_Problem_
Pick out and copy every line below that has the word "this".

_Extracted entries_
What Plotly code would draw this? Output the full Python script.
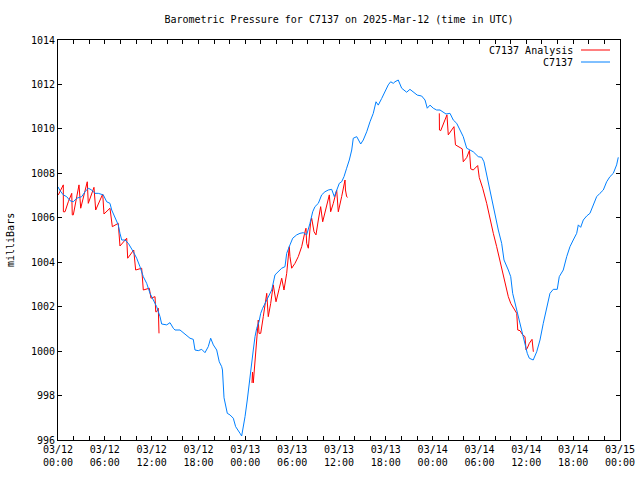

* * *

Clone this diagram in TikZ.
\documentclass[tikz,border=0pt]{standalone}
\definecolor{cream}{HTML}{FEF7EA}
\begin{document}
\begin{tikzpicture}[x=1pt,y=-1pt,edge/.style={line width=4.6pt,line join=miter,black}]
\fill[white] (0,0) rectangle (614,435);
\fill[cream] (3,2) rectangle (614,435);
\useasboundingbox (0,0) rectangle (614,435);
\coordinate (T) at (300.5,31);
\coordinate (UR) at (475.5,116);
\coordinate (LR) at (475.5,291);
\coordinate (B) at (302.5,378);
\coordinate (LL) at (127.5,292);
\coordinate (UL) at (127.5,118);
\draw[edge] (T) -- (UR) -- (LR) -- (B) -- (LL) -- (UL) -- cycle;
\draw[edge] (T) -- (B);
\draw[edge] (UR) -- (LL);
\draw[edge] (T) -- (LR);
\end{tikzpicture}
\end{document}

_Finished exercise_
What Plotly code would draw this? Output the full Python script.
Clone this diagram in TikZ.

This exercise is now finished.